Rachel Hart (ref. 2, Ch. 1, pp. 1–2) explains that Tolkien was third choice as presenter of this paid lecture — £30, a considerable sum in 1939, when a week’s wages for a working man would have been anything from 10 shillings to £3, depending on his level of skills5. Indeed, working it out in those terms, it is astonishing to think that £30 would have been around half the average man’s annual pay, or £12,000 in today’s terms.

The first two people approached were Gilbert Murray, a very well-known Oxford academic; and Hugh Macmillan, who had been Lord Provost of Scotland and briefly Minister for Information in the opening months of the Second World War. Neither man could fulfil the engagement and so Tolkien was approached. He had meant to give a talk on fairy stories at Worcester College the year before, but had instead read out a version of Farmer Giles of Ham (ref. 1, p. 191), and so the lecture was something he could write and give. As it turned out, Murray gave the Andrew Lang lecture the following year, and Macmillan the year after that.
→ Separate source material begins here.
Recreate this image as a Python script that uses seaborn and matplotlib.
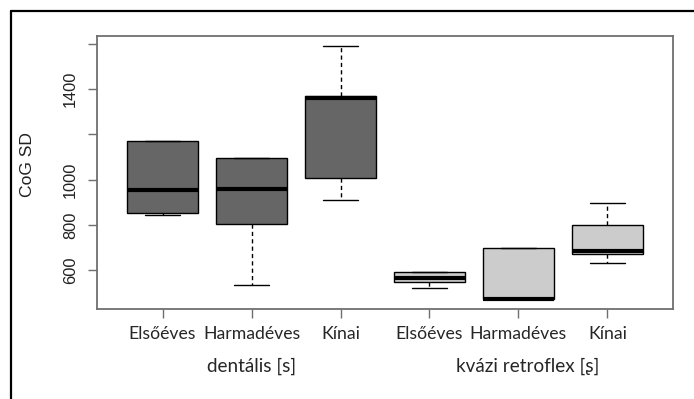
import matplotlib
matplotlib.use("Agg")
import matplotlib.pyplot as plt
from matplotlib.lines import Line2D
import pandas as pd
import seaborn as sns

# CoG SD per speaker group: min, lower hinge, median, upper hinge, max
speaker_groups = ["Elsőéves", "Harmadéves", "Kínai"]
sound_classes = ["dentális [s]", "kvázi retroflex [ʂ]"]

dental_elsoeves = [843, 852, 954, 1172, 1172]
dental_harmadeves = [536, 804, 957, 1095, 1095]
dental_kinai = [910, 1009, 1362, 1369, 1591]
retroflex_elsoeves = [520, 546, 566, 591, 591]
retroflex_harmadeves = [474, 474, 474, 699, 699]
retroflex_kinai = [632, 673, 685, 799, 897]

y_ticks = [600, 800, 1000, 1200, 1400, 1600]
y_tick_labels = ["600", "800", "1000", "", "1400", ""]
y_label = "CoG SD"

class_colors = {"dentális [s]": "#666666", "kvázi retroflex [ʂ]": "#cccccc"}

samples = {
    ("dentális [s]", "Elsőéves"): dental_elsoeves,
    ("dentális [s]", "Harmadéves"): dental_harmadeves,
    ("dentális [s]", "Kínai"): dental_kinai,
    ("kvázi retroflex [ʂ]", "Elsőéves"): retroflex_elsoeves,
    ("kvázi retroflex [ʂ]", "Harmadéves"): retroflex_harmadeves,
    ("kvázi retroflex [ʂ]", "Kínai"): retroflex_kinai,
}

rows = []
order = []
palette = {}
for cls in sound_classes:
    for grp in speaker_groups:
        key = f"{cls} | {grp}"
        order.append(key)
        palette[key] = class_colors[cls]
        for v in samples[(cls, grp)]:
            rows.append({"cell": key, "value": v})
df = pd.DataFrame(rows)

sns.set_theme(style="white")
plt.rcParams["font.family"] = ["Liberation Sans", "DejaVu Sans"]

fig = plt.figure(figsize=(6.94, 3.99), dpi=100)
ax = fig.add_axes([0.1393, 0.2263, 0.8309, 0.6842])

axis_gray = "#6f6f6f"

sns.boxplot(
    data=df, x="cell", y="value", hue="cell", order=order, hue_order=order,
    palette=palette, legend=False, saturation=1, width=0.8, whis=1.5,
    linecolor="black", linewidth=1.0, showfliers=False,
    medianprops=dict(color="black", linewidth=3.0, solid_capstyle="butt"),
    whiskerprops=dict(color="black", linewidth=1.0, linestyle=(0, (3, 2.3))),
    capprops=dict(color="black", linewidth=1.0),
    ax=ax,
)

# R-style axis ranges: 4% padding around data and category slots
n = len(order)
ax.set_xlim(-0.5 - 0.04 * n, n - 0.5 + 0.04 * n)
lo, hi = df["value"].min(), df["value"].max()
pad = 0.04 * (hi - lo)
ax.set_ylim(lo - pad, hi + pad)

ax.set_xlabel("")
ax.set_ylabel("")
ax.set_yticks(y_ticks)
ax.set_yticklabels(y_tick_labels, rotation=90, va="center", fontsize=11.8,
                   color="#222222")
ax.set_xticks(range(n))
ax.set_xticklabels(speaker_groups * len(sound_classes),
                   family=["Lato", "DejaVu Sans"], fontsize=12.7,
                   color="#262626")
ax.tick_params(axis="y", direction="out", length=6.5, width=1.0,
               color=axis_gray, pad=7, left=True)
ax.tick_params(axis="x", direction="out", length=6.5, width=1.0,
               color=axis_gray, pad=6, bottom=True)
for sp in ax.spines.values():
    sp.set_visible(True)
    sp.set_color(axis_gray)
    sp.set_linewidth(1.3)
ax.grid(False)

fig.text(27 / 694, 1 - 165 / 399, y_label, rotation=90, ha="center",
         va="center", fontsize=12.6, color="#222222")

# sound class captions under each group of three
for i, cls in enumerate(sound_classes):
    x_disp = ax.transData.transform((i * 3 + 1 + 0.1 * i, 0))[0]
    fig.text(x_disp / fig.dpi / fig.get_figwidth(), 1 - 366 / 399, cls,
             ha="center", va="center", fontsize=13.6, color="#262626",
             family=["Lato", "DejaVu Sans"])

# page frame (top and left edges)
fx = 11 / 694
fy = 1 - 11 / 399
fig.add_artist(Line2D([fx, 1.0], [fy, fy], color="black", linewidth=1.6))
fig.add_artist(Line2D([fx, fx], [0.0, fy], color="black", linewidth=1.6))

fig.savefig("out.png", dpi=100, facecolor="white")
It is possible that Tolkien was suggested by his friend and former colleague from Pembroke College, R. G. Collingwood, who had since moved on to the Waynflete Chair at Magdalen College. One of Collingwood’s former pupils at Pembroke, T. M. Knox, was on the board charged with appointing Andrew Lang lecturers. Given Collingwood’s own interests [6], Collingwood himself might have been in the frame for the lectureship. But Collingwood was ill: he retired in 1941 and died a few years later.

Tolkien and Collingwood had most certainly collaborated to some degree on academic work [7]. Flieger and Anderson believe that Knox might have approached Tolkien directly (ref. 3, p. 123), but given the closeness of Knox and Collingwood, and the latter’s high profile in academia, it seems far more likely that it would have been Collingwood that Knox wanted initially to deliver the lecture and effectively had to settle for Tolkien in the end.

Multiple versions

The essay we now know as On Fairy-stories is best thought of as a development of four initially quite different papers [3]. The first two come from before the Second World War. The first, of which no certain record now exists, was partially written for Worcester College in 1938; the second (version 2), developed and given at St Andrews in 1939. The third version was published in Essays Presented To Charles Williams (Oxford, 1947), and which I shall call version 3 for the purposes of this paper. Finally, there is the greatly expanded version published in Tree and Leaf in 1966 (ref. 8), alongside the story Leaf By Niggle. I shall call this final iteration version 4.

It is important to emphasize that these are four quite different papers putting forward different views in many key areas. Also they cover varying if overlapping areas in and of themselves. In short, they reveal Tolkien’s own changing views over three decades.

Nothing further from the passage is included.